Originally specialising in current affairs and documentaries, it has found success in the lifestyle market with the popular Location Location Location series. Other major commissions have included a ten-part series on the First World War and a documentary, Hunting the Washington Sniper, both for Channel 4.

Like other independent TV companies, IWC is set to benefit from the Communications Act 2004, which allows programme makers to retain the rights to their shows after they have been shown by the commissioning channel.

That freedom has sparked a round of possible consolidation between the leading indies, with reports linking IWC to merger talks with RDF Media, makers of Wife Swap, and also to Hat Trick, whose credits include Whose Line is it Anyway?.

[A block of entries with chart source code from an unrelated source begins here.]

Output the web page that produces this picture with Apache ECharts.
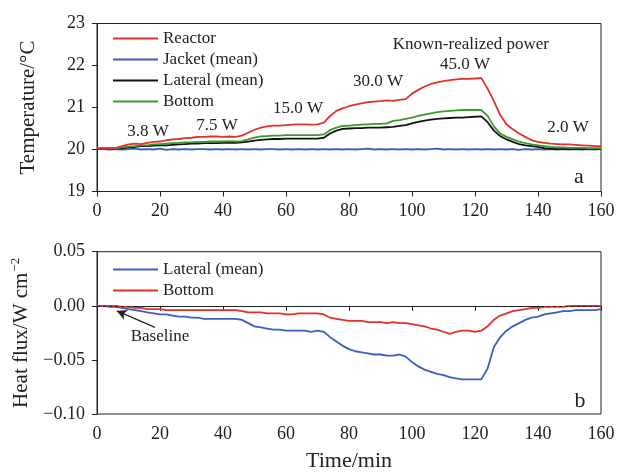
<!DOCTYPE html>
<html><head><meta charset="utf-8">
<script src="https://cdn.jsdelivr.net/npm/echarts@6/dist/echarts.min.js"></script>
<style>html,body{margin:0;padding:0;background:#fff}#c{width:618px;height:473px}</style>
</head><body><div id="c"></div>
<script>
const time = [0,2,4,6,8,10,12,14,16,18,20,22,24,26,28,30,32,34,36,38,40,42,44,46,48,50,52,54,56,58,60,62,64,66,68,70,72,74,76,78,80,82,84,86,88,90,92,94,96,98,100,102,104,106,108,110,112,114,116,118,120,122,124,126,128,130,132,134,136,138,140,142,144,146,148,150,152,154,156,158,160];
const reactorT = [20.03,20.03,20.03,20.04,20.08,20.12,20.14,20.13,20.16,20.18,20.19,20.22,20.24,20.25,20.27,20.28,20.30,20.30,20.31,20.31,20.30,20.31,20.30,20.33,20.40,20.47,20.52,20.55,20.57,20.57,20.58,20.59,20.60,20.60,20.59,20.60,20.64,20.80,20.92,20.98,21.03,21.07,21.10,21.13,21.14,21.15,21.17,21.16,21.18,21.20,21.33,21.42,21.50,21.56,21.60,21.63,21.65,21.67,21.68,21.68,21.69,21.70,21.45,21.15,20.82,20.60,20.48,20.38,20.30,20.22,20.18,20.16,20.14,20.13,20.12,20.12,20.11,20.10,20.09,20.08,20.08];
const jacketT = [20.01,20.01,20.00,20.01,20.00,20.01,20.02,20.00,20.01,20.00,20.02,19.99,20.01,20.00,20.01,20.00,20.01,20.01,20.00,20.01,20.00,20.01,20.00,20.01,20.00,20.01,20.00,20.01,20.01,20.00,20.01,20.00,20.01,20.00,20.01,20.00,20.01,20.00,20.01,20.00,20.01,20.00,20.01,20.02,20.00,20.01,20.00,20.01,20.00,20.01,20.00,20.01,20.00,20.01,20.02,20.00,20.01,20.00,20.01,20.00,20.01,20.00,20.01,20.00,20.01,20.00,20.01,19.99,20.01,20.00,20.01,20.00,20.01,20.00,20.01,20.00,20.01,20.00,20.01,20.00,20.01];
const lateralT = [20.02,20.02,20.02,20.02,20.03,20.05,20.06,20.08,20.08,20.09,20.10,20.10,20.11,20.12,20.13,20.14,20.14,20.15,20.15,20.15,20.16,20.16,20.16,20.17,20.19,20.21,20.23,20.24,20.25,20.25,20.26,20.26,20.26,20.26,20.26,20.26,20.28,20.38,20.45,20.49,20.50,20.51,20.51,20.52,20.52,20.52,20.53,20.54,20.56,20.58,20.62,20.66,20.69,20.71,20.73,20.74,20.75,20.76,20.76,20.77,20.78,20.79,20.65,20.45,20.32,20.24,20.18,20.13,20.10,20.08,20.06,20.03,20.02,20.01,20.01,20.01,20.01,20.01,20.01,20.01,20.01];
const bottomT = [20.03,20.03,20.03,20.03,20.05,20.07,20.08,20.10,20.10,20.12,20.13,20.14,20.15,20.16,20.17,20.17,20.18,20.18,20.19,20.19,20.19,20.20,20.19,20.20,20.24,20.28,20.31,20.32,20.33,20.33,20.34,20.34,20.34,20.34,20.34,20.34,20.36,20.46,20.52,20.56,20.57,20.58,20.59,20.60,20.61,20.61,20.62,20.68,20.70,20.73,20.76,20.80,20.83,20.86,20.89,20.91,20.92,20.93,20.94,20.94,20.94,20.94,20.80,20.55,20.38,20.30,20.24,20.19,20.15,20.12,20.10,20.08,20.06,20.05,20.05,20.04,20.04,20.04,20.03,20.03,20.03];
const lateralFlux = [0,0,-0.001,-0.001,-0.002,-0.003,-0.004,-0.005,-0.006,-0.007,-0.008,-0.008,-0.009,-0.010,-0.010,-0.011,-0.011,-0.012,-0.012,-0.012,-0.012,-0.012,-0.012,-0.013,-0.016,-0.019,-0.020,-0.021,-0.022,-0.022,-0.023,-0.023,-0.023,-0.023,-0.024,-0.023,-0.024,-0.029,-0.033,-0.037,-0.040,-0.042,-0.043,-0.044,-0.045,-0.045,-0.046,-0.046,-0.045,-0.047,-0.052,-0.056,-0.059,-0.061,-0.063,-0.064,-0.066,-0.067,-0.068,-0.068,-0.068,-0.068,-0.058,-0.038,-0.029,-0.023,-0.019,-0.016,-0.013,-0.011,-0.010,-0.008,-0.007,-0.006,-0.005,-0.005,-0.004,-0.004,-0.004,-0.004,-0.003];
const bottomFlux = [0,0,0,0,-0.001,-0.001,-0.002,-0.002,-0.003,-0.003,-0.003,-0.004,-0.004,-0.004,-0.004,-0.004,-0.004,-0.004,-0.004,-0.004,-0.004,-0.004,-0.004,-0.005,-0.006,-0.006,-0.006,-0.007,-0.007,-0.007,-0.008,-0.008,-0.007,-0.007,-0.007,-0.007,-0.008,-0.011,-0.012,-0.013,-0.014,-0.014,-0.014,-0.015,-0.015,-0.015,-0.016,-0.015,-0.016,-0.016,-0.017,-0.018,-0.019,-0.021,-0.022,-0.024,-0.026,-0.024,-0.023,-0.023,-0.024,-0.023,-0.019,-0.013,-0.009,-0.007,-0.005,-0.004,-0.003,-0.002,-0.002,-0.001,-0.001,-0.001,-0.001,0,0,0,0,0,0];
const xTicks = [0,20,40,60,80,100,120,140,160];
const powerLabels = ['3.8 W','7.5 W','15.0 W','30.0 W','45.0 W','Known-realized power','2.0 W'];
const powerLabelPos = [[16.2,20.42],[38.1,20.58],[63.8,20.98],[89.2,21.61],[116.8,22.02],[118.7,22.51],[149.5,20.52]];

const FONT = '"Liberation Serif","DejaVu Serif",serif';
const RED = '#e3302b', BLUE = '#3a5fc4', BLACK = '#111111', GREEN = '#3c9a2c';
const pair = a => a.map((v,i)=>[time[i],v]);
const fmt = v => { const s = Math.abs(v).toFixed(2); return (v < -1e-9 ? '\u2212' : '') + s; };

const chart = echarts.init(document.getElementById('c'), null, {renderer:'canvas'});
const axisCommon = {
  axisLine:{show:true,lineStyle:{color:'#222',width:1}},
  axisTick:{show:true,inside:false,length:5,lineStyle:{color:'#222'}},
  splitLine:{show:false},
  axisLabel:{color:'#222',fontFamily:FONT,fontSize:18}
};
const xAx = (gi) => Object.assign({}, axisCommon, {type:'value',gridIndex:gi,min:0,max:160,interval:20,
  axisLabel:Object.assign({},axisCommon.axisLabel,{margin:11})});
const LW = 1.8;

chart.setOption({
  animation:false,
  backgroundColor:'#fff',
  grid:[
    {left:97,right:17,top:23.5,height:168,show:true,borderColor:'#222',borderWidth:1,backgroundColor:'transparent'},
    {left:97,right:17,top:251.7,height:168,show:true,borderColor:'#222',borderWidth:1,backgroundColor:'transparent'}
  ],
  xAxis:[
    xAx(0),
    Object.assign(xAx(1),{name:'Time/min',nameLocation:'middle',nameGap:36,nameTextStyle:{fontFamily:FONT,fontSize:22,color:'#222'}})
  ],
  yAxis:[
    Object.assign({},axisCommon,{type:'value',gridIndex:0,min:19,max:23,interval:1,
      name:'Temperature/°C',nameLocation:'middle',nameGap:58,nameTextStyle:{fontFamily:FONT,fontSize:21,color:'#222'},
      axisLabel:Object.assign({},axisCommon.axisLabel,{margin:12})}),
    Object.assign({},axisCommon,{type:'value',gridIndex:1,min:-0.10,max:0.05,interval:0.05,
      name:'Heat flux/W cm{sup|\u22122}',nameLocation:'middle',nameGap:58,
      nameTextStyle:{fontFamily:FONT,fontSize:21,color:'#222',rich:{sup:{fontFamily:FONT,fontSize:13,color:'#222',verticalAlign:'top',padding:[0,0,12,1]}}},
      axisLabel:Object.assign({},axisCommon.axisLabel,{margin:12,formatter:fmt})})
  ],
  legend:[
    {orient:'vertical',left:108,top:25,itemWidth:45,itemHeight:2,icon:'rect',itemGap:4,
     data:['Reactor','Jacket (mean)','Lateral (mean)','Bottom'],
     textStyle:{fontFamily:FONT,fontSize:17,color:'#222',lineHeight:17}},
    {orient:'vertical',left:108,top:256,itemWidth:45,itemHeight:2,icon:'rect',itemGap:4,
     data:['flux:Lateral (mean)','flux:Bottom'],formatter:n=>n.replace('flux:',''),
     textStyle:{fontFamily:FONT,fontSize:17,color:'#222',lineHeight:17}}
  ],
  series:[
    {name:'Jacket (mean)',type:'line',xAxisIndex:0,yAxisIndex:0,data:pair(jacketT),showSymbol:false,lineStyle:{color:BLUE,width:LW},itemStyle:{color:BLUE}},
    {name:'Lateral (mean)',type:'line',xAxisIndex:0,yAxisIndex:0,data:pair(lateralT),showSymbol:false,lineStyle:{color:BLACK,width:LW},itemStyle:{color:BLACK}},
    {name:'Bottom',type:'line',xAxisIndex:0,yAxisIndex:0,data:pair(bottomT),showSymbol:false,lineStyle:{color:GREEN,width:LW},itemStyle:{color:GREEN}},
    {name:'Reactor',type:'line',xAxisIndex:0,yAxisIndex:0,data:pair(reactorT),showSymbol:false,lineStyle:{color:RED,width:LW},itemStyle:{color:RED},
     markPoint:{silent:true,symbol:'circle',symbolSize:0,
       label:{show:true,position:'inside',fontFamily:FONT,fontSize:17,color:'#222'},
       data:powerLabels.map((t,i)=>({coord:powerLabelPos[i],value:t,label:{formatter:t}})).concat([
         {coord:[153,19.35],value:'a',label:{formatter:'a',fontSize:22}}])}},
    {name:'flux:Lateral (mean)',type:'line',xAxisIndex:1,yAxisIndex:1,data:pair(lateralFlux),showSymbol:false,lineStyle:{color:BLUE,width:LW},itemStyle:{color:BLUE},
     markLine:{silent:true,symbol:'none',lineStyle:{color:'#222',type:[3,3],width:1},label:{show:false},data:[{yAxis:0}]}},
    {name:'flux:Bottom',type:'line',xAxisIndex:1,yAxisIndex:1,data:pair(bottomFlux),showSymbol:false,lineStyle:{color:RED,width:LW},itemStyle:{color:RED},
     markLine:{silent:true,lineStyle:{color:'#222',type:'solid',width:1.2},label:{show:false},symbolSize:[8,10],
       data:[[{coord:[18.4,-0.0199],symbol:'none'},{coord:[6.3,-0.0047],symbol:'arrow'}]]},
     markPoint:{silent:true,symbol:'circle',symbolSize:0,
       label:{show:true,position:'inside',fontFamily:FONT,fontSize:17,color:'#222'},
       data:[{coord:[20,-0.0288],value:'Baseline',label:{formatter:'Baseline'}},
             {coord:[153.3,-0.0884],value:'b',label:{formatter:'b',fontSize:22}}]}}
  ]
});
</script></body></html>
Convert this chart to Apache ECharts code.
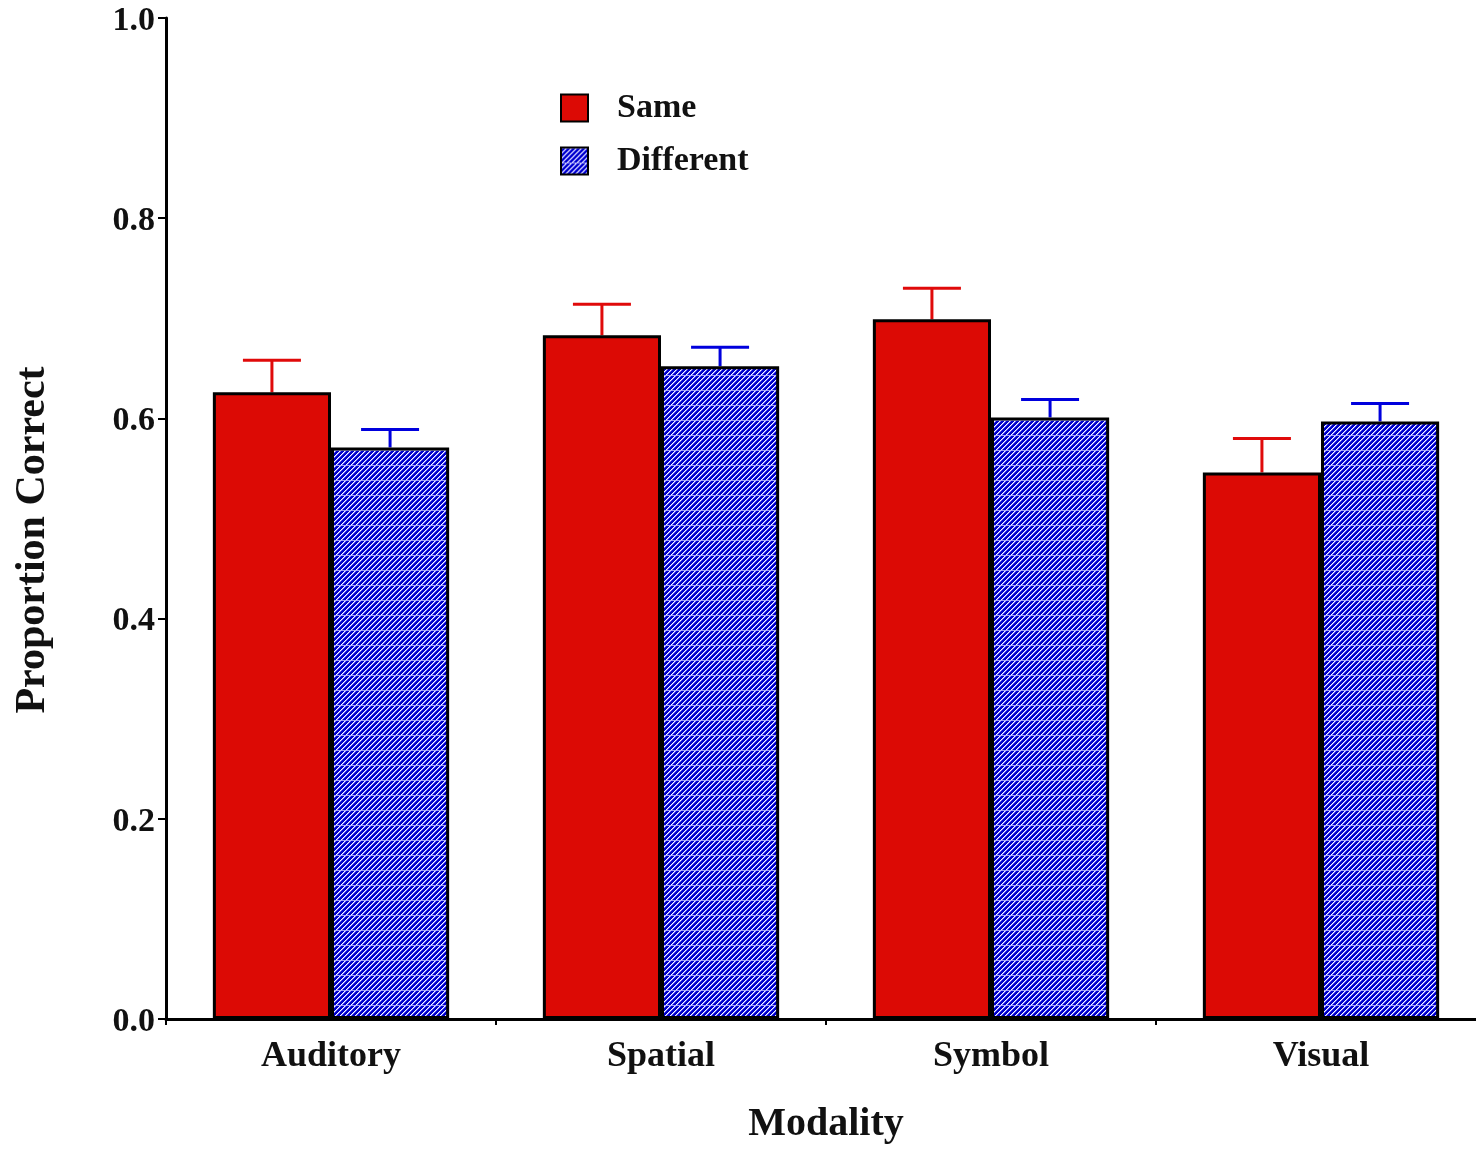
<!DOCTYPE html>
<html>
<head>
<meta charset="utf-8">
<script src="https://cdn.jsdelivr.net/npm/echarts@6/dist/echarts.min.js"></script>
<style>
html,body{margin:0;padding:0;background:#fff;}
#chart{width:1476px;height:1149px;}
</style>
</head>
<body>
<div id="chart"></div>
<script>
const categories = ['Auditory', 'Spatial', 'Symbol', 'Visual'];
const seriesNames = ['Same', 'Different'];
const sameValues = [0.626, 0.683, 0.699, 0.546];
const sameErrors = [0.032, 0.031, 0.031, 0.034];
const diffValues = [0.571, 0.652, 0.601, 0.597];
const diffErrors = [0.018, 0.019, 0.018, 0.018];
const yTicks = [0, 0.2, 0.4, 0.6, 0.8, 1.0];

const FONT = '"Liberation Serif", "Times New Roman", serif';
const RED = '#dc0a05';
const BLUE = '#0000cc';

function makeHatch() {
  const W = 5, H = 15;
  const c = document.createElement('canvas');
  c.width = W; c.height = H;
  const ctx = c.getContext('2d');
  ctx.fillStyle = BLUE;
  ctx.fillRect(0, 0, W, H);
  for (let y = 0; y < H; y++) {
    for (let x = 0; x < W; x++) {
      const m = (x + y) % 5;
      if (m === 0) { ctx.fillStyle = '#ffffff'; ctx.fillRect(x, y, 1, 1); }
      else if (m === 1) { ctx.fillStyle = '#7a7aff'; ctx.fillRect(x, y, 1, 1); }
    }
  }
  ctx.fillStyle = 'rgba(190,190,255,0.8)';
  ctx.fillRect(0, 0, W, 1);
  return c;
}
const hatch = makeHatch();

const BAR_FRAC = 0.358;

function errorSeries(name, values, errors, sign, color) {
  return {
    name: name + ' error',
    type: 'custom',
    z: 1,
    silent: true,
    encode: { x: 0, y: [1, 2] },
    data: values.map((v, i) => [i, v, v + errors[i]]),
    renderItem: function (params, api) {
      const idx = api.value(0);
      const base = api.coord([idx, api.value(1)]);
      const top = api.coord([idx, api.value(2)]);
      const band = api.size([1, 0])[0];
      const barW = band * BAR_FRAC;
      const x = base[0] + sign * barW / 2;
      const capHalf = 29;
      const style = { stroke: color, lineWidth: 3 };
      return {
        type: 'group',
        children: [
          { type: 'line', shape: { x1: x, y1: base[1], x2: x, y2: top[1] }, style: style },
          { type: 'line', shape: { x1: x - capHalf, y1: top[1], x2: x + capHalf, y2: top[1] }, style: style }
        ]
      };
    }
  };
}

const chart = echarts.init(document.getElementById('chart'), null, { renderer: 'canvas' });
chart.setOption({
  backgroundColor: '#ffffff',
  animation: false,
  grid: { left: 166, width: 1320, top: 18, bottom: 130, containLabel: false, outerBoundsMode: 'none' },
  legend: {
    data: seriesNames,
    orient: 'vertical',
    left: 555,
    top: 86,
    itemWidth: 27,
    itemHeight: 27,
    itemGap: 19,
    icon: 'rect',
    textStyle: { fontFamily: FONT, fontWeight: 'bold', fontSize: 34, color: '#111', padding: [0, 0, 0, 24] }
  },
  xAxis: {
    type: 'category',
    data: categories,
    name: 'Modality',
    nameLocation: 'middle',
    nameGap: 86,
    nameTextStyle: { fontFamily: FONT, fontWeight: 'bold', fontSize: 40, color: '#111' },
    axisLine: { lineStyle: { color: '#000', width: 3 } },
    axisTick: { show: true, length: 6, lineStyle: { color: '#000', width: 2 } },
    axisLabel: { fontFamily: FONT, fontWeight: 'bold', fontSize: 36, color: '#111', margin: 20 }
  },
  yAxis: {
    type: 'value',
    min: yTicks[0],
    max: yTicks[yTicks.length - 1],
    interval: 0.2,
    splitLine: { show: false },
    axisLine: { show: true, lineStyle: { color: '#000', width: 3 } },
    axisTick: { show: true, length: 8, lineStyle: { color: '#000', width: 2 } },
    axisLabel: {
      color: '#111', margin: 11,
      formatter: v => '{t|' + v.toFixed(1) + '}',
      rich: { t: { fontFamily: FONT, fontWeight: 'bold', fontSize: 34, color: '#111', padding: [6, 0, 0, 0] } }
    }
  },
  graphic: [{
    type: 'text',
    x: 33, y: 540,
    rotation: Math.PI / 2,
    style: { text: 'Proportion Correct', font: 'bold 42px ' + FONT, fill: '#111', align: 'center', verticalAlign: 'middle' }
  }],
  series: [
    {
      name: seriesNames[0], type: 'bar', data: sameValues, z: 2,
      barWidth: (BAR_FRAC * 100) + '%', barGap: '0%',
      itemStyle: { color: RED, borderColor: '#000', borderWidth: 3 }
    },
    {
      name: seriesNames[1], type: 'bar', data: diffValues, z: 2,
      barWidth: (BAR_FRAC * 100) + '%', barGap: '0%',
      itemStyle: { color: { image: hatch, repeat: 'repeat' }, borderColor: '#000', borderWidth: 3 }
    },
    errorSeries('Same', sameValues, sameErrors, -1, '#e00a0a'),
    errorSeries('Different', diffValues, diffErrors, 1, '#0000dd')
  ]
});
</script>
</body>
</html>
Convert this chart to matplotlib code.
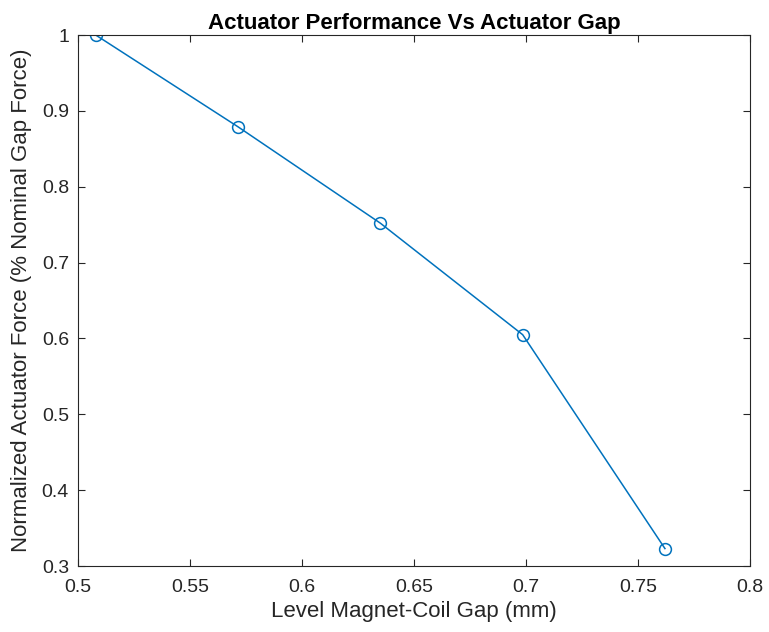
import matplotlib
matplotlib.use("Agg")
import matplotlib.pyplot as plt

# gap (mm) and normalized force
gap_mm = [0.508, 0.5715, 0.635, 0.6985, 0.762]
force_norm = [1.0, 0.879, 0.752, 0.605, 0.323]

plt.rcParams['font.family'] = ['Liberation Sans', 'DejaVu Sans']
dark = '#262626'

fig = plt.figure(figsize=(7.69, 6.32), dpi=100)
ax = fig.add_axes([0.1014, 0.1044, 0.874, 0.840])

ax.plot(gap_mm, force_norm, '-o', color='#0072BD', lw=1.1,
        markersize=8.5, markerfacecolor='none', markeredgewidth=1.1)

ax.set_xlim(0.5, 0.8)
ax.set_ylim(0.3, 1.0)
ax.set_xticks([0.5, 0.55, 0.6, 0.65, 0.7, 0.75, 0.8])
ax.set_xticklabels(['0.5', '0.55', '0.6', '0.65', '0.7', '0.75', '0.8'])
ax.set_yticks([0.3, 0.4, 0.5, 0.6, 0.7, 0.8, 0.9, 1.0])
ax.set_yticklabels(['0.3', '0.4', '0.5', '0.6', '0.7', '0.8', '0.9', '1'])

ax.tick_params(direction='in', top=True, right=True, length=5, width=0.8,
               colors=dark, labelsize=14)
ax.tick_params(axis='x', pad=9)
ax.tick_params(axis='y', pad=6.5)
for s in ax.spines.values():
    s.set_color(dark)
    s.set_linewidth(0.8)

ax.set_title('Actuator Performance Vs Actuator Gap', fontsize=16,
             fontweight='bold', color='black', pad=4.5)
ax.set_xlabel('Level Magnet-Coil Gap (mm)', fontsize=16, color=dark,
              labelpad=4)
ax.set_ylabel('Normalized Actuator Force (% Nominal Gap Force)', fontsize=16,
              color=dark, labelpad=7)

fig.savefig('out.png', dpi=100)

More controversially, IWC became involved in a stand-off with the official inquiry into the Holyrood Parliament building, after it refused to hand over untransmitted material for the documentary The Gathering Place, which it made for BBC Scotland.

Lord Fraser, the Holyrood inquiry chairman, finally closed his investigation in April after watching unbroadcast interviews with architect Enric Miralles and the late First Minister, Donald Dewar.

Wark was the subject of a separate row in January after it was revealed that the First Minister, Jack McConnell, and his family had spent New Year at her villa in Majorca, a move that critics claimed undermined her impartiality as a journalist.